Further, “if the violations that led to SEKO’s suspension are erroneous or not violations that SEKO carries liability for, how would the current alleged administrative process allow a hearing on that matter?” it asked. “Indeed, CBP has already sped past that point arguing this Court should not review the basis for that action because it is discussing it with SEKO.”

And the U.S. finally argued that postponing litigation until a decision is made on Seko’s conditional reinstatement wouldn't impose an undue burden on the broker, the standard for stalling cases in court. But Seko’s removal from CTPAT and T86 imposes an undue burden on it because they have become a “business necessity,” as each “program’s benefits have evolved into clients’ expected minimal level of service,” Seko said.

It also claimed an undue burden has also been imposed on Seko by a CBP requirement that it develop a remedial plan “that prevents third-party fraud by unrelated parties of which Plaintiff has no knowledge and no control over.”

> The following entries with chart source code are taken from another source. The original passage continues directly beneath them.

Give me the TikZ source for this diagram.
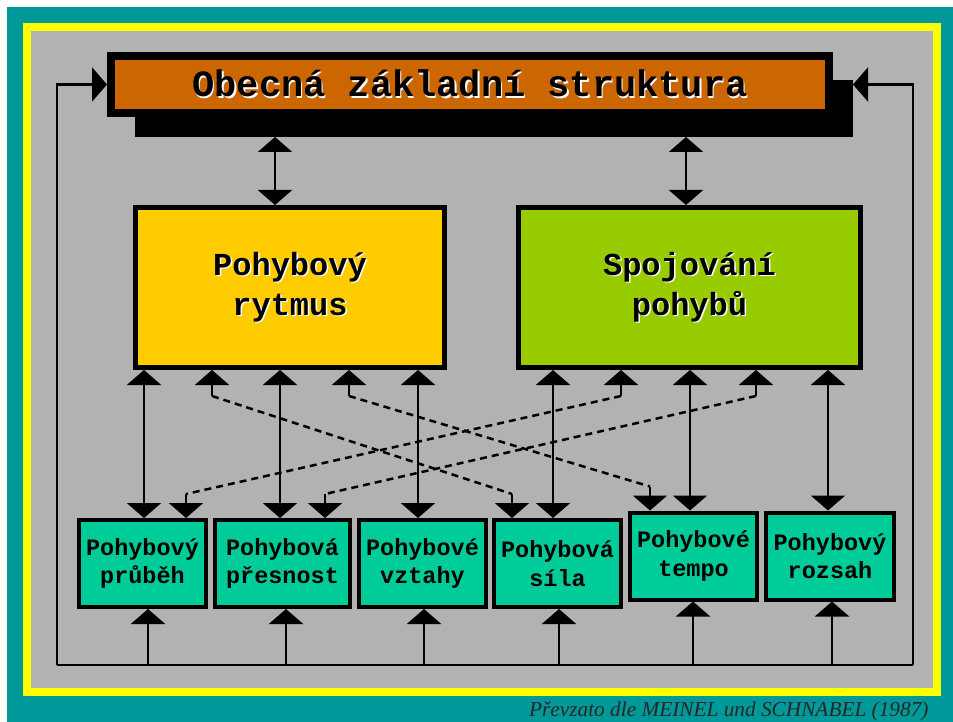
\documentclass[tikz,border=0pt]{standalone}
\usepackage{fontspec}
\setmainfont{Liberation Serif}
\setmonofont{Liberation Mono}
\usetikzlibrary{arrows.meta, shadows}

\definecolor{frameteal}{RGB}{0,153,153}
\definecolor{frameyellow}{RGB}{255,255,0}
\definecolor{panelgray}{RGB}{178,178,178}
\definecolor{titleorange}{RGB}{204,102,0}
\definecolor{rytmusyellow}{RGB}{255,204,0}
\definecolor{spojgreen}{RGB}{153,204,0}
\definecolor{smallteal}{RGB}{0,204,153}

\newcommand{\embossed}[1]{\makebox[0pt][l]{\hspace{1.5pt}\raisebox{-1.5pt}{\color{white}#1}}#1}

\begin{document}
\begin{tikzpicture}
        [x=1pt, y=-1pt,
        >={Triangle[width=34pt,length=15pt]},
        titlebox/.style={draw=black, line width=8pt, fill=titleorange, inner sep=0pt,
          minimum width=718pt, minimum height=57pt, text height=31pt, text depth=6pt,
          font=\ttfamily\bfseries\fontsize{37}{44}\selectfont,
          drop shadow={shadow xshift=24pt, shadow yshift=-24pt, fill=black, opacity=1}},
        mainbox/.style={draw=black, line width=5pt, inner sep=0pt, minimum height=160pt,
          align=center, font=\ttfamily\bfseries\fontsize{32}{40}\selectfont},
        smallbox/.style={draw=black, line width=4pt, fill=smallteal, inner sep=0pt,
          minimum width=127pt, minimum height=87pt, align=center,
          font=\ttfamily\bfseries\fontsize{23.5}{28.5}\selectfont},
        arr/.style={<->, line width=2.5pt},
        tipline/.style={->, line width=2.5pt},
        dashedline/.style={line width=2.5pt, dash pattern=on 7pt off 5pt},
        loopline/.style={line width=2.5pt}]
        \useasboundingbox (0,0) rectangle (953,722);
        % frame
        \fill[white] (0,0) rectangle (953,722);
        \fill[frameteal] (7,7) rectangle (953,722);
        \fill[frameyellow] (23,23) rectangle (941,696);
        \fill[panelgray] (31,31) rectangle (933,688);

        \node (obecna) at (470,84.5) [titlebox] {\embossed{Obecná základní struktura}};
        \node (rytmus) at (290,287.5) [mainbox, fill=rytmusyellow, minimum width=309pt]
           {\embossed{Pohybový}\\\embossed{rytmus}};
        \node (spojovani) at (689.5,287.5) [mainbox, fill=spojgreen, minimum width=342pt]
           {\embossed{Spojování}\\\embossed{pohybů}};

        \node (prubeh) at (142.5,563.5) [smallbox] {Pohybový\\průběh};
        \node (presnost) at (282.5,563.5) [smallbox, minimum width=135pt] {Pohybová\\přesnost};
        \node (vztahy) at (422.5,563.5) [smallbox] {Pohybové\\vztahy};
        \node (sila) at (557.5,563.5) [smallbox] {Pohybová\\síla};
        \node (tempo) at (693.5,556) [smallbox] {Pohybové\\tempo};
        \node (rozsah) at (830,556) [smallbox, minimum width=128pt] {Pohybový\\rozsah};

        % top links
        \path (obecna.south) ++(0,20) coordinate (obecnashadow);
        \path (obecna.east) ++(20,0) coordinate (obecnaright);
        \draw[arr] (obecnashadow -| 275,0) -- (rytmus.north -| 275,0);
        \draw[arr] (obecnashadow -| 686,0) -- (spojovani.north -| 686,0);

        % solid links
        \foreach \from/\to/\x in {rytmus/prubeh/144, rytmus/presnost/280, rytmus/vztahy/418,
          spojovani/sila/553, spojovani/tempo/690, spojovani/rozsah/828}
           \draw[arr] (\from.south -| \x,0) -- (\to.north -| \x,0);

        % dashed links
        \foreach \from/\xa/\to/\xb in {rytmus/212/sila/512, rytmus/349/tempo/650,
          spojovani/621/prubeh/186, spojovani/756/presnost/325} {
           \path (\from.south -| \xa,0) ++(0,26) coordinate (upper);
           \path (\to.north -| \xb,0) ++(0,-24) coordinate (lower);
           \draw[tipline] (upper) -- (\from.south -| \xa,0);
           \draw[tipline] (lower) -- (\to.north -| \xb,0);
           \draw[dashedline] (upper) -- (lower);
        }

        % feedback loop
        \coordinate (loopleft) at (57,665);
        \coordinate (loopright) at (913,665);
        \draw[loopline] (loopleft) -- (loopright);
        \draw[tipline] (loopleft) |- (obecna.west);
        \draw[tipline] (loopright) |- (obecnaright);
        \foreach \to/\x in {prubeh/148, presnost/286, vztahy/424, sila/559, tempo/693, rozsah/832}
           \draw[tipline] (loopleft -| \x,0) -- (\to.south -| \x,0);

        \node (quelle) at (932,716) [anchor=base east, text=black!85,
          font=\itshape\fontsize{21.3}{24}\selectfont] {Převzato dle MEINEL und SCHNABEL (1987)};
\end{tikzpicture}
\end{document}
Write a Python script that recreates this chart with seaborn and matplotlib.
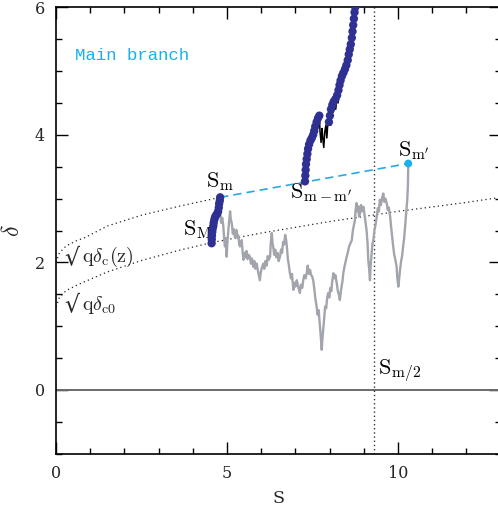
import numpy as np
import pandas as pd
import matplotlib
matplotlib.use("Agg")
import matplotlib.pyplot as plt
import seaborn as sns

# ---------------- data ----------------
walk_S = [4.80, 4.83, 4.86, 4.89, 4.92, 4.94, 4.96, 4.99, 5.01, 5.04, 5.06, 5.09, 5.11, 5.14, 5.17, 5.20,
          5.23, 5.26, 5.28, 5.31, 5.33, 5.36, 5.38, 5.41, 5.43, 5.46, 5.48, 5.51, 5.54, 5.57, 5.60, 5.63,
          5.67, 5.70, 5.73, 5.77, 5.80, 5.83, 5.87, 5.90, 5.93, 5.96, 5.99, 6.02, 6.06, 6.09, 6.12, 6.16,
          6.19, 6.22, 6.26, 6.28, 6.31, 6.33, 6.35, 6.38, 6.41, 6.44, 6.48, 6.51, 6.55, 6.58, 6.61, 6.64,
          6.67, 6.70, 6.73, 6.75, 6.78, 6.81, 6.84, 6.87, 6.90, 6.94, 6.97, 7.00, 7.04, 7.07, 7.10, 7.13,
          7.16, 7.20, 7.23, 7.26, 7.30, 7.33, 7.36, 7.40, 7.43, 7.46, 7.49, 7.52, 7.55, 7.58, 7.62, 7.65,
          7.68, 7.72, 7.74, 7.77, 7.79, 7.82, 7.84, 7.87, 7.90, 7.93, 7.96, 7.99, 8.02, 8.05, 8.08, 8.11,
          8.14, 8.17, 8.21, 8.24, 8.27, 8.30, 8.33, 8.35, 8.38, 8.40, 8.43, 8.47, 8.50, 8.53, 8.57, 8.61,
          8.65, 8.68, 8.71, 8.74, 8.76, 8.79, 8.81, 8.84, 8.86, 8.89, 8.92, 8.95, 8.99, 9.02, 9.05, 9.08,
          9.11, 9.13, 9.16, 9.18, 9.20, 9.23, 9.25, 9.28, 9.31, 9.34, 9.38, 9.41, 9.44, 9.47, 9.50, 9.54,
          9.57, 9.60, 9.63, 9.67, 9.70, 9.73, 9.77, 9.80, 9.83, 9.86, 9.89, 9.92, 9.96, 9.98, 10.01, 10.04,
          10.06, 10.09, 10.12, 10.15, 10.18, 10.20, 10.23, 10.25, 10.27, 10.29, 10.30]
walk_d = [2.77, 2.62, 2.70, 2.58, 2.35, 2.25, 2.38, 2.09, 2.30, 2.51, 2.62, 2.80, 2.68, 2.61, 2.45, 2.52,
          2.40, 2.47, 2.51, 2.38, 2.42, 2.28, 2.25, 2.33, 2.35, 2.15, 2.04, 2.15, 2.08, 2.18, 2.05, 2.12,
          2.09, 1.98, 2.06, 1.93, 2.02, 1.90, 1.98, 1.88, 1.80, 1.72, 1.85, 1.92, 1.98, 1.90, 2.02, 1.95,
          2.10, 2.04, 2.09, 2.30, 2.46, 2.30, 2.25, 2.12, 2.20, 2.08, 2.15, 2.02, 2.09, 2.20, 2.15, 2.32,
          2.28, 2.43, 2.35, 2.25, 2.05, 1.95, 1.83, 1.75, 1.82, 1.57, 1.68, 1.62, 1.72, 1.64, 1.58, 1.52,
          1.65, 1.60, 1.72, 1.80, 1.75, 1.83, 1.95, 1.82, 1.88, 1.80, 1.78, 1.72, 1.60, 1.45, 1.31, 1.18,
          1.25, 0.99, 0.85, 0.63, 0.80, 0.99, 1.10, 1.31, 1.28, 1.45, 1.52, 1.45, 1.60, 1.55, 1.72, 1.83,
          1.75, 1.80, 1.67, 1.55, 1.50, 1.41, 1.55, 1.62, 1.72, 1.83, 1.92, 2.02, 2.09, 2.15, 2.25, 2.30,
          2.35, 2.50, 2.58, 2.66, 2.82, 2.93, 2.80, 2.88, 2.72, 2.77, 2.90, 2.80, 2.87, 2.75, 2.62, 2.51,
          2.30, 2.04, 1.88, 1.72, 1.95, 2.14, 2.28, 2.35, 2.50, 2.58, 2.72, 2.85, 2.80, 2.98, 2.90, 3.02,
          3.08, 2.95, 3.00, 2.93, 2.82, 2.86, 2.72, 2.55, 2.40, 2.25, 2.12, 2.05, 1.93, 1.75, 1.62, 1.78,
          1.88, 2.02, 2.10, 2.25, 2.38, 2.51, 2.70, 2.85, 2.98, 3.20, 3.55]

branch_S = [7.28, 7.30, 7.33, 7.37, 7.42, 7.48, 7.52, 7.55, 7.60, 7.66, 7.70, 7.72, 7.75, 7.78, 7.80, 7.83,
            7.86, 7.89, 7.92, 7.95, 7.98, 8.01, 8.03, 8.06, 8.10, 8.14, 8.18, 8.22, 8.25, 8.29, 8.33, 8.36,
            8.40, 8.45, 8.49, 8.53, 8.56, 8.60, 8.63, 8.66, 8.69, 8.73, 8.76]
branch_d = [3.27, 3.45, 3.62, 3.78, 3.88, 3.95, 3.90, 4.06, 4.18, 4.26, 4.30, 4.05, 3.88, 4.10, 3.95, 3.80,
            4.05, 4.15, 3.95, 4.20, 4.20, 4.30, 4.15, 4.42, 4.35, 4.55, 4.40, 4.62, 4.50, 4.78, 4.70, 4.92,
            4.85, 5.03, 4.95, 5.17, 5.26, 5.30, 5.45, 5.40, 5.72, 5.92, 6.05]

main1_S = [4.55, 4.555, 4.56, 4.57, 4.58, 4.60, 4.61, 4.63, 4.65, 4.68, 4.71, 4.74, 4.76, 4.77, 4.79, 4.80]
main1_d = [2.30, 2.36, 2.42, 2.48, 2.53, 2.57, 2.62, 2.67, 2.71, 2.74, 2.76, 2.80, 2.86, 2.92, 2.97, 3.02]

main2_S = [7.28, 7.29, 7.30, 7.31, 7.33, 7.35, 7.37, 7.40, 7.44, 7.48, 7.52, 7.55, 7.58, 7.62, 7.66, 7.70,
           7.98, 8.01, 8.04, 8.08, 8.12, 8.17, 8.22, 8.26, 8.29, 8.32, 8.36, 8.40, 8.45, 8.49, 8.53, 8.56,
           8.59, 8.62, 8.65, 8.67, 8.69, 8.71, 8.73, 8.75]
main2_d = [3.27, 3.36, 3.45, 3.54, 3.62, 3.70, 3.78, 3.85, 3.91, 3.95, 4.00, 4.06, 4.13, 4.20, 4.26, 4.30,
           4.20, 4.30, 4.40, 4.47, 4.52, 4.56, 4.62, 4.70, 4.78, 4.85, 4.92, 4.97, 5.03, 5.09, 5.17, 5.26,
           5.34, 5.42, 5.52, 5.62, 5.72, 5.82, 5.92, 6.00]

barrier_z_S = [0.0, 0.1, 0.3, 0.6, 0.85, 1.5, 2.5, 3.6, 4.8]
barrier_z_d = [2.00, 2.15, 2.26, 2.34, 2.39, 2.57, 2.74, 2.88, 3.02]

barrier_0_S = [0.0, 0.1, 0.3, 0.6, 0.85, 1.5, 2.5, 3.6, 4.55, 6.0, 8.0, 10.0, 12.0, 13.0]
barrier_0_d = [1.30, 1.45, 1.56, 1.64, 1.70, 1.85, 2.03, 2.19, 2.31, 2.46, 2.64, 2.80, 2.94, 3.02]

jump_S = [4.80, 10.30]
jump_d = [3.02, 3.55]

S_half = 9.3

# ---------------- style ----------------
sns.set_theme(style="ticks")
plt.rcParams["font.family"] = ["DejaVu Serif"]
plt.rcParams["mathtext.fontset"] = "cm"

fig = plt.figure(figsize=(4.98, 5.07), dpi=100)
ax = fig.add_axes([56 / 498, (507 - 453.8) / 507, 444.6 / 498, 446.6 / 507])

grey = "#a2a6ac"
navy = "#2e3192"
cyan = "#1ab0ec"

ax.axhline(0, color="#6a6a6a", lw=1.4, zorder=1)
ax.axvline(S_half, color="#333333", lw=1.0, ls=(0, (1, 2)), zorder=1)

sns.lineplot(x=barrier_z_S, y=barrier_z_d, sort=False, estimator=None, ax=ax,
             color="#222222", lw=0.9, linestyle=(0, (1, 2.5)))
sns.lineplot(x=barrier_0_S, y=barrier_0_d, sort=False, estimator=None, ax=ax,
             color="#222222", lw=0.9, linestyle=(0, (1, 2.5)))

sns.lineplot(x=walk_S, y=walk_d, sort=False, estimator=None, ax=ax,
             color=grey, lw=1.7, zorder=2)
sns.lineplot(x=branch_S, y=branch_d, sort=False, estimator=None, ax=ax,
             color="black", lw=1.1, zorder=2)

sns.lineplot(x=jump_S, y=jump_d, sort=False, estimator=None, ax=ax,
             color="#29a9e1", lw=1.2, linestyle=(0, (5, 3)), zorder=3)

sns.scatterplot(x=main1_S, y=main1_d, ax=ax, color=navy, s=36, edgecolor="none", zorder=4)
sns.scatterplot(x=main2_S, y=main2_d, ax=ax, color=navy, s=36, edgecolor="none", zorder=4)
sns.scatterplot(x=[jump_S[1]], y=[jump_d[1]], ax=ax, color=cyan, s=32, edgecolor="none", zorder=5)

ax.set_xlim(0, 13)
ax.set_ylim(-1, 6)
ax.set_xticks([0, 5, 10])
ax.set_yticks([0, 2, 4, 6])
ax.set_xticks(np.arange(0, 14, 1), minor=True)
ax.set_yticks(np.arange(-1, 6.01, 0.5), minor=True)
ax.tick_params(which="both", direction="in", top=True, right=True, labelsize=11.5, color="black")
ax.tick_params(which="major", length=8.5, width=1.0, pad=8)
ax.tick_params(which="minor", length=4.3, width=1.0)
for sp in ax.spines.values():
    sp.set_linewidth(1.2)
    sp.set_color("black")

ax.set_xlabel("S", fontsize=12.5, labelpad=6)
ax.set_ylabel(r"$\delta$", fontsize=17, labelpad=8)

ax.text(0.55, 5.25, "Main branch", color=cyan, fontsize=12.5,
        family=["Liberation Mono", "DejaVu Sans Mono"], va="center", ha="left")

lab = dict(fontsize=16, color="black", ha="left", va="baseline")
ax.text(4.40, 3.18, r"$\mathrm{S}_\mathrm{m}$", **lab)
ax.text(3.72, 2.43, r"$\mathrm{S}_\mathrm{M}$", **lab)
ax.text(6.84, 3.01, r"$\mathrm{S}_{\mathrm{m}-\mathrm{m}'}$", **lab)
ax.text(10.0, 3.66, r"$\mathrm{S}_{\mathrm{m}'}$", **lab)
ax.text(9.42, 0.24, r"$\mathrm{S}_{\mathrm{m}/2}$", **lab)
ax.text(0.25, 1.98, "√", fontsize=17, ha="left", va="baseline", family=["DejaVu Sans"])
ax.text(0.75, 2.0, r"$\mathrm{q}\delta_\mathrm{c}(\mathrm{z})$", fontsize=14.5, ha="left", va="baseline")
ax.text(0.25, 1.23, "√", fontsize=17, ha="left", va="baseline", family=["DejaVu Sans"])
ax.text(0.75, 1.25, r"$\mathrm{q}\delta_\mathrm{c0}$", fontsize=14.5, ha="left", va="baseline")

fig.savefig("out.png", dpi=100)
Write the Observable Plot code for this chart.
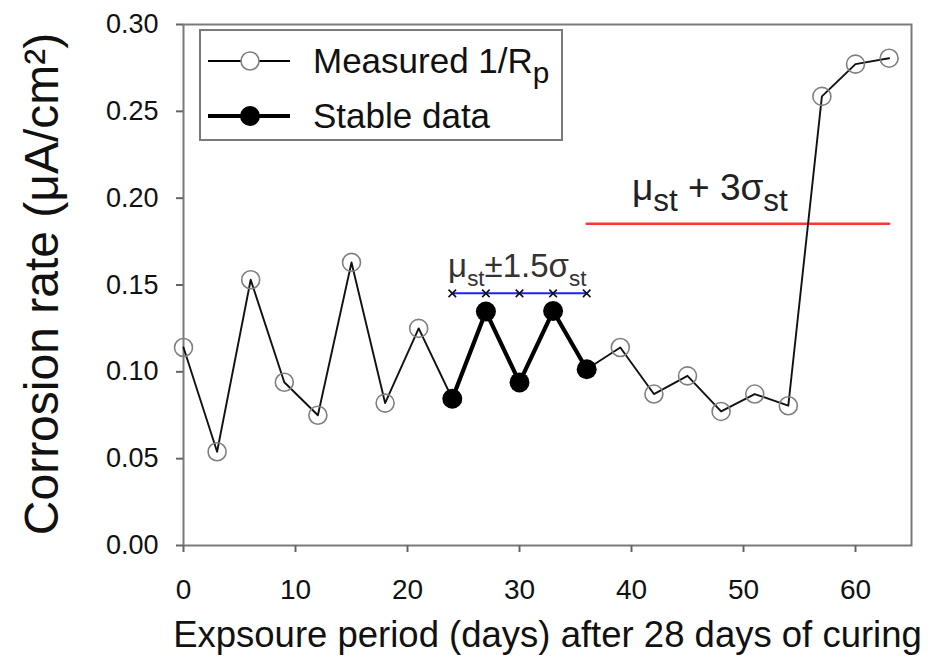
<!DOCTYPE html>
<html><head><meta charset="utf-8">
<script src="https://cdn.jsdelivr.net/npm/d3@7"></script>
<script src="https://cdn.jsdelivr.net/npm/@observablehq/plot@0.6"></script>
<style>
body{margin:0;background:#fff;font-family:"Liberation Sans",Arial,sans-serif}
#chart{position:relative;width:938px;height:663px}
</style>
</head><body><div id="chart"></div>
<script>
// ---- data ----
const days = [0,3,6,9,12,15,18,21,24,27,30,33,36,39,42,45,48,51,54,57,60,63];
const rate = [0.114,0.054,0.153,0.094,0.075,0.163,0.082,0.125,0.0845,0.1347,0.0939,0.135,0.1015,0.114,0.0872,0.0977,0.0772,0.0872,0.0805,0.2586,0.2772,0.2806];
const stableStart = 24, stableEnd = 36;
const bandDays = [24,27,30,33,36];
const bandValue = 0.1452;
const thresholdDays = [36,63];
const thresholdValue = 0.1852;
const xTicks = [0,10,20,30,40,50,60];
const yTicks = [0,0.05,0.10,0.15,0.20,0.25,0.30];
const xLabel = "Expsoure period (days) after 28 days of curing";
const yLabel = "Corrosion rate (μA/cm²)";
const legendLabels = ["Measured 1/R_{p}", "Stable data"];
const annBand = {x: 29.8, y: 0.1545, text: "μ_{st}±1.5σ_{st}"};
const annThreshold = {x: 47, y: 0.199, text: "μ_{st} + 3σ_{st}"};

// ---- tables ----
const measured = days.map((d,i)=>({day:d, rate:rate[i]}));
const stable = measured.filter(d=>d.day>=stableStart && d.day<=stableEnd);
const openPts = measured.filter(d=>d.day<stableStart || d.day>stableEnd);
const band = bandDays.map(d=>({day:d, rate:bandValue}));
const threshold = thresholdDays.map(d=>({day:d, rate:thresholdValue}));

const FONT = "Liberation Sans, Arial, sans-serif";
const plot = Plot.plot({
  width: 938, height: 663,
  marginLeft: 183, marginRight: 27, marginTop: 24, marginBottom: 118,
  style: {fontFamily: FONT, background: "#fff", color: "#111"},
  x: {domain: [0,65]},
  y: {domain: [0,0.30]},
  marks: [
    Plot.frame({stroke: "#7a7a7a", strokeWidth: 2}),
    Plot.axisX({ticks: xTicks, tickSize: 7, tickPadding: 27, fontSize: 28, label: null, stroke: "#666", strokeWidth: 2}),
    Plot.axisY({ticks: yTicks, tickFormat: d3.format(".2f"), tickSize: 7, tickPadding: 18, fontSize: 27, label: null, stroke: "#666", strokeWidth: 2}),
    Plot.text([xLabel], {frameAnchor: "bottom", dy: 101, fontSize: 36.5, fill: "#111"}),
    Plot.line(threshold, {x: "day", y: "rate", stroke: "#ff3535", strokeWidth: 2.5}),
    Plot.line(band, {x: "day", y: "rate", stroke: "#2020ff", strokeWidth: 2}),
    Plot.dot(band, {x: "day", y: "rate", symbol: "times", r: 3.5, stroke: "#111", strokeWidth: 1.6}),
    Plot.line(measured, {x: "day", y: "rate", stroke: "#111", strokeWidth: 1.9}),
    Plot.line(stable, {x: "day", y: "rate", stroke: "#000", strokeWidth: 4.2}),
    Plot.dot(openPts, {x: "day", y: "rate", r: 9, stroke: "#808080", strokeWidth: 1.6, fill: "none"}),
    Plot.dot(stable, {x: "day", y: "rate", r: 10, fill: "#000", stroke: "none"}),
    Plot.text([annBand], {x: "x", y: "y", text: "text", fontSize: 33, fill: "#333", lineAnchor: "bottom"}),
    Plot.text([annThreshold], {x: "x", y: "y", text: "text", fontSize: 37, fill: "#222", lineAnchor: "bottom"})
  ]
});
document.getElementById("chart").appendChild(plot);

// rich text: _{...} -> subscript
function richify(textEl, str, fs, scale, shift) {
  while (textEl.firstChild) textEl.removeChild(textEl.firstChild);
  const parts = str.split(/(_\{[^}]*\})/).filter(s=>s.length);
  const ns = "http://www.w3.org/2000/svg";
  let down = false;
  for (const p of parts) {
    const t = document.createElementNS(ns, "tspan");
    if (p.startsWith("_{")) {
      t.textContent = p.slice(2,-1);
      t.setAttribute("font-size", fs*scale);
      if (!down) { t.setAttribute("dy", fs*shift); down = true; }
    } else {
      t.textContent = p;
      if (down) { t.setAttribute("dy", -fs*shift); down = false; }
    }
    textEl.appendChild(t);
  }
}
const svg = d3.select(plot);
svg.selectAll("text").each(function(){
  const s = this.textContent;
  if (s === annBand.text) richify(this, s, 33, 0.68, 0.26);
  else if (s === annThreshold.text) richify(this, s, 37, 0.85, 0.3);
});

// y-axis title
svg.append("text")
  .attr("transform", "translate(41,284) rotate(-90)")
  .attr("text-anchor", "middle").attr("dy", "0.36em")
  .attr("font-family", FONT).attr("font-size", 48).attr("fill", "#111")
  .text(yLabel);

// legend
const lg = svg.append("g").attr("font-family", FONT);
lg.append("rect").attr("x",200).attr("y",30).attr("width",362).attr("height",110)
  .attr("fill","#fff").attr("stroke","#7a7a7a").attr("stroke-width",2);
const rows = [
  {y: 61, sw: 1.9, r: 9, fill: "#fff", stroke: "#808080"},
  {y: 116, sw: 4.2, r: 10, fill: "#000", stroke: "none"}
];
rows.forEach((row,i)=>{
  lg.append("line").attr("x1",208).attr("x2",290).attr("y1",row.y).attr("y2",row.y)
    .attr("stroke","#000").attr("stroke-width",row.sw);
  lg.append("circle").attr("cx",250).attr("cy",row.y).attr("r",row.r)
    .attr("fill",row.fill).attr("stroke",row.stroke).attr("stroke-width",1.6);
  const t = lg.append("text").attr("x",313).attr("y",row.y).attr("dy","0.34em")
    .attr("text-anchor","start").attr("font-size",35).attr("fill","#111");
  richify(t.node(), legendLabels[i], 35, 0.85, 0.3);
});
</script>
</body></html>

With its removal of Seko from the programs, CBP actually seeks to move liability for the Type 86 violations onto Seko, rather than holding “the shipper, consignee, or e-commerce retailer accountable,” because Seko is the importer of record, the broker said. But the requirement that an importer of record be listed for Type 86 entries was only “artificially inserted by CBP … solely for accomplishing an automated entry transmission.” Normally, Seko said, de minimis shipments don’t require importers of record at all.

“It would be unlawful for CBP to hold a T86 broker acting as an importer of record to the same standard as a traditional importer of record when the T86 broker is not the owner, purchaser, shipper, or consignee in this case; nor are they even acting on their behalf to file the entry,” Seko said.

If CBP had intended to do so, it should have “indicated as much in the implementing and modifying Federal Register notices for this program,” the broker said.